■ REQUIRED TASK
Transcribe the listing verbatim. Do not carry over any pictures.

■ SUPPLIED MATERIAL
*-*-*

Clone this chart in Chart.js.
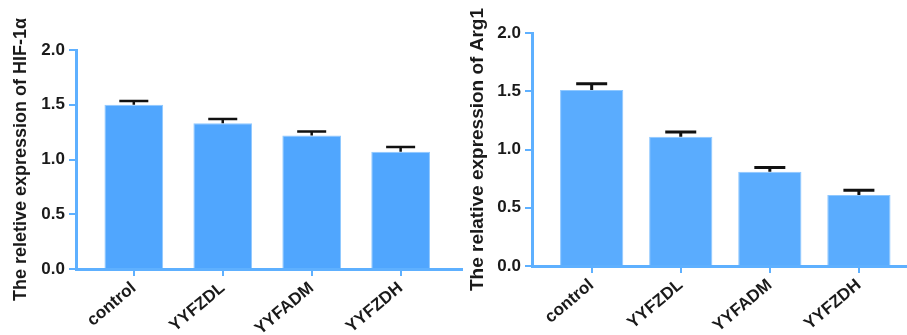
<!DOCTYPE html>
<html>
<head>
<meta charset="utf-8">
<script src="https://cdn.jsdelivr.net/npm/chart.js@4.4.1/dist/chart.umd.min.js"></script>
<style>
  html, body { margin: 0; padding: 0; background: #fff; }
  #wrap { position: relative; width: 907px; height: 335px; overflow: hidden; }
  #leftBox { position: absolute; left: 0; top: 0; }
  #rightBox { position: absolute; left: 462px; top: 0; }
</style>
</head>
<body>
<div id="wrap">
  <div id="leftBox"><canvas id="hifChart" width="465" height="335"></canvas></div>
  <div id="rightBox"><canvas id="argChart" width="445" height="335"></canvas></div>
</div>
<script>
// data
const categories = ['control', 'YYFZDL', 'YYFADM', 'YYFZDH'];
const hifValues = [1.50, 1.33, 1.22, 1.07];
const hifErrors = [0.035, 0.04, 0.035, 0.045];
const argValues = [1.51, 1.11, 0.81, 0.61];
const argErrors = [0.055, 0.04, 0.035, 0.04];
const yTicks = [0, 0.5, 1.0, 1.5, 2.0];

const FONT = '"Liberation Sans", Arial, sans-serif';
const AXIS_BLUE = '#5eb0ff';

// error bars (upper half + cap) drawn from the scales
const errorBars = {
    id: 'errorBars',
    afterDatasetsDraw(chart, args, opts) {
        const ctx = chart.ctx;
        const meta = chart.getDatasetMeta(0);
        const ys = chart.scales.y;
        ctx.save();
        ctx.strokeStyle = '#111';
        ctx.lineWidth = opts.lineWidth;
        meta.data.forEach((bar, i) => {
            const v = chart.data.datasets[0].data[i].y;
            const top = ys.getPixelForValue(v + opts.errors[i]);
            const base = ys.getPixelForValue(v);
            ctx.beginPath();
            ctx.moveTo(bar.x, base);
            ctx.lineTo(bar.x, top);
            ctx.moveTo(bar.x - opts.cap / 2, top);
            ctx.lineTo(bar.x + opts.cap / 2, top);
            ctx.stroke();
        });
        ctx.restore();
    }
};

function makeChart(id, values, errors, cfg) {
    const ctx = document.getElementById(id).getContext('2d');
    return new Chart(ctx, {
        type: 'bar',
        data: {
            datasets: [{
                data: values.map((v, i) => ({ x: i, y: v })),
                backgroundColor: cfg.barColor,
                borderColor: '#8fc8ff',
                borderWidth: 1,
                categoryPercentage: 1,
                barPercentage: cfg.barPct
            }]
        },
        options: {
            responsive: false,
            devicePixelRatio: 1,
            animation: false,
            layout: { padding: cfg.padding },
            plugins: {
                legend: { display: false },
                tooltip: { enabled: false },
                errorBars: { errors: errors, cap: cfg.cap, lineWidth: cfg.errWidth }
            },
            scales: {
                x: {
                    type: 'linear',
                    offset: false,
                    min: cfg.xMin,
                    max: cfg.xMax,
                    afterBuildTicks: (scale) => {
                        scale.ticks = categories.map((c, i) => ({ value: i }));
                    },
                    afterFit: (scale) => { scale.height = cfg.xHeight; },
                    border: { color: AXIS_BLUE, width: 3 },
                    grid: { offset: false, drawOnChartArea: false, color: AXIS_BLUE, lineWidth: 2, tickLength: 7 },
                    ticks: {
                        autoSkip: false,
                        minRotation: 40,
                        maxRotation: 40,
                        padding: 2,
                        color: '#1a1a1a',
                        font: { family: FONT, size: 17, weight: 'bold' },
                        callback: (v) => categories[v]
                    }
                },
                y: {
                    min: 0,
                    max: 2,
                    afterBuildTicks: (scale) => {
                        scale.ticks = yTicks.map(v => ({ value: v }));
                    },
                    afterFit: (scale) => { scale.width = cfg.yWidth; },
                    border: { color: AXIS_BLUE, width: 3 },
                    grid: { drawOnChartArea: false, color: AXIS_BLUE, lineWidth: 2, tickLength: 7 },
                    ticks: {
                        padding: 4,
                        color: '#1a1a1a',
                        font: { family: FONT, size: 17, weight: 'bold' },
                        callback: (v) => v.toFixed(1)
                    },
                    title: {
                        display: true,
                        text: cfg.title,
                        color: '#1a1a1a',
                        padding: { top: cfg.titlePad, bottom: 0 },
                        font: { family: FONT, size: cfg.titleSize, weight: 'bold' }
                    }
                }
            }
        },
        plugins: [errorBars]
    });
}

makeChart('hifChart', hifValues, hifErrors, {
    title: 'The reletive expression of HIF-1\u03b1',
    titleSize: 18, titlePad: 10,
    barColor: '#50a6fe', barPct: 0.66,
    xMin: -0.65, xMax: 3.69,
    padding: { top: 50, right: 3, left: 0, bottom: 0 },
    xHeight: 66, yWidth: 76,
    cap: 29, errWidth: 2.5
});

makeChart('argChart', argValues, argErrors, {
    title: 'The relative expression of Arg1',
    titleSize: 19, titlePad: 4,
    barColor: '#5aacfe', barPct: 0.71,
    xMin: -0.67, xMax: 3.54,
    padding: { top: 33, right: 0, left: 0, bottom: 0 },
    xHeight: 69, yWidth: 70,
    cap: 31, errWidth: 3
});
</script>
</body>
</html>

*-*-*

■ RESULT FOR THIS EXERCISE
Clone this chart in Chart.js.
<!DOCTYPE html>
<html>
<head>
<meta charset="utf-8">
<script src="https://cdn.jsdelivr.net/npm/chart.js@4.4.1/dist/chart.umd.min.js"></script>
<style>
  html, body { margin: 0; padding: 0; background: #fff; }
  #wrap { position: relative; width: 907px; height: 335px; overflow: hidden; }
  #leftBox { position: absolute; left: 0; top: 0; }
  #rightBox { position: absolute; left: 462px; top: 0; }
</style>
</head>
<body>
<div id="wrap">
  <div id="leftBox"><canvas id="hifChart" width="465" height="335"></canvas></div>
  <div id="rightBox"><canvas id="argChart" width="445" height="335"></canvas></div>
</div>
<script>
// data
const categories = ['control', 'YYFZDL', 'YYFADM', 'YYFZDH'];
const hifValues = [1.50, 1.33, 1.22, 1.07];
const hifErrors = [0.035, 0.04, 0.035, 0.045];
const argValues = [1.51, 1.11, 0.81, 0.61];
const argErrors = [0.055, 0.04, 0.035, 0.04];
const yTicks = [0, 0.5, 1.0, 1.5, 2.0];

const FONT = '"Liberation Sans", Arial, sans-serif';
const AXIS_BLUE = '#5eb0ff';

// error bars (upper half + cap) drawn from the scales
const errorBars = {
    id: 'errorBars',
    afterDatasetsDraw(chart, args, opts) {
        const ctx = chart.ctx;
        const meta = chart.getDatasetMeta(0);
        const ys = chart.scales.y;
        ctx.save();
        ctx.strokeStyle = '#111';
        ctx.lineWidth = opts.lineWidth;
        meta.data.forEach((bar, i) => {
            const v = chart.data.datasets[0].data[i].y;
            const top = ys.getPixelForValue(v + opts.errors[i]);
            const base = ys.getPixelForValue(v);
            ctx.beginPath();
            ctx.moveTo(bar.x, base);
            ctx.lineTo(bar.x, top);
            ctx.moveTo(bar.x - opts.cap / 2, top);
            ctx.lineTo(bar.x + opts.cap / 2, top);
            ctx.stroke();
        });
        ctx.restore();
    }
};

function makeChart(id, values, errors, cfg) {
    const ctx = document.getElementById(id).getContext('2d');
    return new Chart(ctx, {
        type: 'bar',
        data: {
            datasets: [{
                data: values.map((v, i) => ({ x: i, y: v })),
                backgroundColor: cfg.barColor,
                borderColor: '#8fc8ff',
                borderWidth: 1,
                categoryPercentage: 1,
                barPercentage: cfg.barPct
            }]
        },
        options: {
            responsive: false,
            devicePixelRatio: 1,
            animation: false,
            layout: { padding: cfg.padding },
            plugins: {
                legend: { display: false },
                tooltip: { enabled: false },
                errorBars: { errors: errors, cap: cfg.cap, lineWidth: cfg.errWidth }
            },
            scales: {
                x: {
                    type: 'linear',
                    offset: false,
                    min: cfg.xMin,
                    max: cfg.xMax,
                    afterBuildTicks: (scale) => {
                        scale.ticks = categories.map((c, i) => ({ value: i }));
                    },
                    afterFit: (scale) => { scale.height = cfg.xHeight; },
                    border: { color: AXIS_BLUE, width: 3 },
                    grid: { offset: false, drawOnChartArea: false, color: AXIS_BLUE, lineWidth: 2, tickLength: 7 },
                    ticks: {
                        autoSkip: false,
                        minRotation: 40,
                        maxRotation: 40,
                        padding: 2,
                        color: '#1a1a1a',
                        font: { family: FONT, size: 17, weight: 'bold' },
                        callback: (v) => categories[v]
                    }
                },
                y: {
                    min: 0,
                    max: 2,
                    afterBuildTicks: (scale) => {
                        scale.ticks = yTicks.map(v => ({ value: v }));
                    },
                    afterFit: (scale) => { scale.width = cfg.yWidth; },
                    border: { color: AXIS_BLUE, width: 3 },
                    grid: { drawOnChartArea: false, color: AXIS_BLUE, lineWidth: 2, tickLength: 7 },
                    ticks: {
                        padding: 4,
                        color: '#1a1a1a',
                        font: { family: FONT, size: 17, weight: 'bold' },
                        callback: (v) => v.toFixed(1)
                    },
                    title: {
                        display: true,
                        text: cfg.title,
                        color: '#1a1a1a',
                        padding: { top: cfg.titlePad, bottom: 0 },
                        font: { family: FONT, size: cfg.titleSize, weight: 'bold' }
                    }
                }
            }
        },
        plugins: [errorBars]
    });
}

makeChart('hifChart', hifValues, hifErrors, {
    title: 'The reletive expression of HIF-1\u03b1',
    titleSize: 18, titlePad: 10,
    barColor: '#50a6fe', barPct: 0.66,
    xMin: -0.65, xMax: 3.69,
    padding: { top: 50, right: 3, left: 0, bottom: 0 },
    xHeight: 66, yWidth: 76,
    cap: 29, errWidth: 2.5
});

makeChart('argChart', argValues, argErrors, {
    title: 'The relative expression of Arg1',
    titleSize: 19, titlePad: 4,
    barColor: '#5aacfe', barPct: 0.71,
    xMin: -0.67, xMax: 3.54,
    padding: { top: 33, right: 0, left: 0, bottom: 0 },
    xHeight: 69, yWidth: 70,
    cap: 31, errWidth: 3
});
</script>
</body>
</html>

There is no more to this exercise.